Jakarta, CNO – Kejaksaan Agung (kejagung) saat ini sedang melakukan penyelidikan dugaan tindak pidana korupsi dalam proyek pembangunan pabrik Blast Furnace PT Krakatau Steel (Persero) pada periode 2011 hingga 2019.
Jaksa Agung ST Burhanuddin mengatakan pengusutan kasus tersebut dilakukan berdasarkan surat perintah penyelidikan yang diterbitkan Direktur Penyidikan pada Jaksa Agung Muda Pidana Khusus (Jampidsus) Nomor: Print-22/F.2/Fd.1/10/2021 tertanggal 29 Oktober 2021.
“Di mana PT Karakatau Steel membangun Pabrik Blast Furnace (BF) dengan menggunakan bahan bakar batubara agar biaya produksi lebih murah,” kata Burhanuddin dalam konferensi pers di Kejagung, yang disiarkan langsung di Kanal Youtube Kejagung, Kamis (24 Februari 2022).
Saat ini, kata dia, kasus tersebut masih dalam tahap penyelidikan.
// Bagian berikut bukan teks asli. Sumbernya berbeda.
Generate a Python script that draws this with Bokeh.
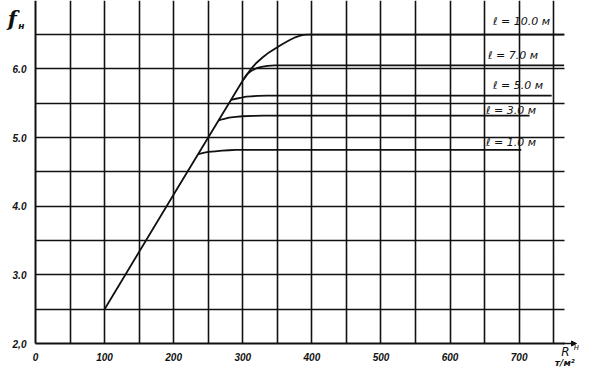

Namun Burhanuddin memastikan bahwa penyidik akan segera meningkatkan status penanganan perkara dugaan korupsi PT Krakatau Steel menjadi penyidikan.
“Dalam penyelidikan kasus tersebut penyelidik telah menemukan peristiwa pidana. Oleh karena itu dalam waktu yang tidak terlalu lama kasus tersebut akan ditingkatkan penanganannya ke tahap penyidikan umum,” ucap dia.
Ia menyebut, pabrik tersebut akan berproduksi menggunakan bahan bakar batu bara yang lebih murah dibanding bahan bakar gas yang memerlukan biaya lebih mahal. Dalam hal ini, proyek pembangunan pabrik itu dilakukan untuk memajukan industri baja nasional.
Burhanudin menyebut, proyek tersebut digarap oleh Konsorsium MCC CERI dan PT Krakatau Engineering. Pada 31 Maret 2011 hasil lelang kontrak itu disepakati bernilai Rp6,9 triliun dan dilakukan pembayaran kepada pihak pemenang lelang senilai Rp5,35 triliun.
“Namun demikian, pekerjaan kemudian dihentikan pada tanggal 19 Desember 2019,” jelasnya.
Menurut Burhanuddin, pekerjaan proyek tersebut belum rampung 100 persen saat dihentikan. Namun, telah dilakukan uji coba operasi dengan biaya produksi yang lebih besar dari harga baja di pasar.
Selain itu, kata dia, sampai saat ini proyek tersebut belum diserahterimakan dengan kondisi tidak dapat beroperasi.
“Oleh karena itu, peristiwa pidana tersebut dapat menimbulkan kerugian keuangan negara, dan sampai saat ini mangkrak, tidak dapat digunakan,” katanya.
Burhanudin mengaku, pihaknya saat ini telah meminta keterangan terhadap kurang lebih 50 orang saksi. Tim penyelidik juga telah meminta keterangan dari sejumlah ahli diantaranya Pusat Pelaporan Transaksi Keuangan (PPATK) dan Lembaga Kebijakan Pengadaan Barang/Jasa Pemerintah (LKPP).
“Siapa yang akan menjadi tersangkanya adalah orang yang paling bertanggung jawab atas penanganan proyek tersebut,” tutur Burhanudin.